### Aim of the exercise
Omit every picture and return the rest of the data unaltered.

### Information shown
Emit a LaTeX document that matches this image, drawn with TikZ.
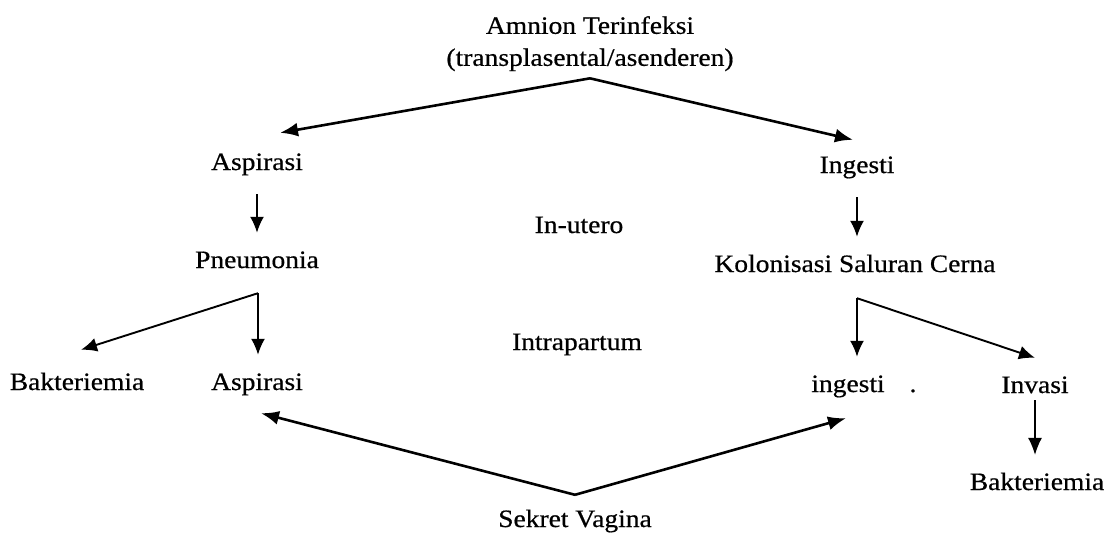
\documentclass[tikz,border=0pt]{standalone}
\usepackage{fontspec}
\setmainfont{Liberation Serif}[FakeStretch=1.1,FakeBold=0.6]
\usepackage{tikz}
\usetikzlibrary{positioning,arrows.meta,calc}

\begin{document}
\begin{tikzpicture}[x=1pt, y=-1pt,
    lbl/.style={anchor=base, inner xsep=0pt, inner ysep=19pt, text height=16pt, text depth=5pt, font=\fontsize{25}{32}\selectfont},
    fat/.style={line width=2.6pt, -{Latex[length=18pt,width=14pt]}},
    mid/.style={line width=1.9pt, -{Latex[length=16pt,width=14pt]}},
    slim/.style={line width=1.2pt, -{Latex[length=17pt,width=14pt]}}]
    \useasboundingbox (0,0) rectangle (1106,538);

    % labels
    \node[anchor=north, inner sep=0pt, align=center, font=\fontsize{25}{32}\selectfont] (amnion) at (590,16) {Amnion Terinfeksi\\(transplasental/asenderen)};
    \node[lbl] (asp1) at (257,170) {Aspirasi};
    \node[lbl] (ing1) at (857,173) {Ingesti};
    \node[lbl] (utero) at (579,233) {In-utero};
    \node[lbl] (pneu) at (257,268) {Pneumonia};
    \node[lbl] (kol) at (855,272) {Kolonisasi Saluran Cerna};
    \node[lbl] (intra) at (577,350) {Intrapartum};
    \node[lbl] (bak1) at (77,390) {Bakteriemia};
    \node[lbl] (asp2) at (257,390) {Aspirasi};
    \node[lbl] (ing2) at (848,392) {ingesti};
    \node[lbl] (dot) at (913,392) {.};
    \node[lbl] (inv) at (1035,393) {Invasi};
    \node[lbl] (bak2) at (1037,490) {Bakteriemia};
    \node[lbl] (sekret) at (575,527) {Sekret Vagina};

    % branch points
    \coordinate (apex) at ([yshift=-7pt]amnion.south);
    \coordinate (pfork) at ([xshift=1pt,yshift=-1pt]pneu.south);
    \coordinate (kfork) at ([xshift=2pt,yshift=-2pt]kol.south);
    \coordinate (vapex) at ([yshift=-3pt]sekret.north);

    % in-utero
    \draw[fat] (apex) -- ([xshift=23pt,yshift=2pt]asp1.north);
    \draw[fat] (apex) -- ([xshift=-4pt,yshift=-2pt]ing1.north);
    \draw[mid] (asp1.south) -- (asp1.south |- pneu.north);
    \draw[mid] (ing1.south) -- (ing1.south |- kol.north);

    % intrapartum
    \draw[mid] (pfork) -- ([xshift=4pt,yshift=5pt]bak1.north);
    \draw[mid] (pfork) -- (pfork |- asp2.north);
    \draw[mid] (kfork) -- (kfork |- ing2.north);
    \draw[mid] (kfork) -- (inv.north);
    \draw[slim] ([yshift=17pt]inv.south) -- (inv.south |- bak2.north);

    % vaginal secretion
    \draw[fat] (vapex) -- ([xshift=4pt,yshift=1pt]asp2.south);
    \draw[fat] (vapex) -- ([xshift=-2pt,yshift=-2pt]ing2.south);
\end{tikzpicture}
\end{document}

### Output for this exercise
Emit a LaTeX document that matches this image, drawn with TikZ.
\documentclass[tikz,border=0pt]{standalone}
\usepackage{fontspec}
\setmainfont{Liberation Serif}[FakeStretch=1.1,FakeBold=0.6]
\usepackage{tikz}
\usetikzlibrary{positioning,arrows.meta,calc}

\begin{document}
\begin{tikzpicture}[x=1pt, y=-1pt,
    lbl/.style={anchor=base, inner xsep=0pt, inner ysep=19pt, text height=16pt, text depth=5pt, font=\fontsize{25}{32}\selectfont},
    fat/.style={line width=2.6pt, -{Latex[length=18pt,width=14pt]}},
    mid/.style={line width=1.9pt, -{Latex[length=16pt,width=14pt]}},
    slim/.style={line width=1.2pt, -{Latex[length=17pt,width=14pt]}}]
    \useasboundingbox (0,0) rectangle (1106,538);

    % labels
    \node[anchor=north, inner sep=0pt, align=center, font=\fontsize{25}{32}\selectfont] (amnion) at (590,16) {Amnion Terinfeksi\\(transplasental/asenderen)};
    \node[lbl] (asp1) at (257,170) {Aspirasi};
    \node[lbl] (ing1) at (857,173) {Ingesti};
    \node[lbl] (utero) at (579,233) {In-utero};
    \node[lbl] (pneu) at (257,268) {Pneumonia};
    \node[lbl] (kol) at (855,272) {Kolonisasi Saluran Cerna};
    \node[lbl] (intra) at (577,350) {Intrapartum};
    \node[lbl] (bak1) at (77,390) {Bakteriemia};
    \node[lbl] (asp2) at (257,390) {Aspirasi};
    \node[lbl] (ing2) at (848,392) {ingesti};
    \node[lbl] (dot) at (913,392) {.};
    \node[lbl] (inv) at (1035,393) {Invasi};
    \node[lbl] (bak2) at (1037,490) {Bakteriemia};
    \node[lbl] (sekret) at (575,527) {Sekret Vagina};

    % branch points
    \coordinate (apex) at ([yshift=-7pt]amnion.south);
    \coordinate (pfork) at ([xshift=1pt,yshift=-1pt]pneu.south);
    \coordinate (kfork) at ([xshift=2pt,yshift=-2pt]kol.south);
    \coordinate (vapex) at ([yshift=-3pt]sekret.north);

    % in-utero
    \draw[fat] (apex) -- ([xshift=23pt,yshift=2pt]asp1.north);
    \draw[fat] (apex) -- ([xshift=-4pt,yshift=-2pt]ing1.north);
    \draw[mid] (asp1.south) -- (asp1.south |- pneu.north);
    \draw[mid] (ing1.south) -- (ing1.south |- kol.north);

    % intrapartum
    \draw[mid] (pfork) -- ([xshift=4pt,yshift=5pt]bak1.north);
    \draw[mid] (pfork) -- (pfork |- asp2.north);
    \draw[mid] (kfork) -- (kfork |- ing2.north);
    \draw[mid] (kfork) -- (inv.north);
    \draw[slim] ([yshift=17pt]inv.south) -- (inv.south |- bak2.north);

    % vaginal secretion
    \draw[fat] (vapex) -- ([xshift=4pt,yshift=1pt]asp2.south);
    \draw[fat] (vapex) -- ([xshift=-2pt,yshift=-2pt]ing2.south);
\end{tikzpicture}
\end{document}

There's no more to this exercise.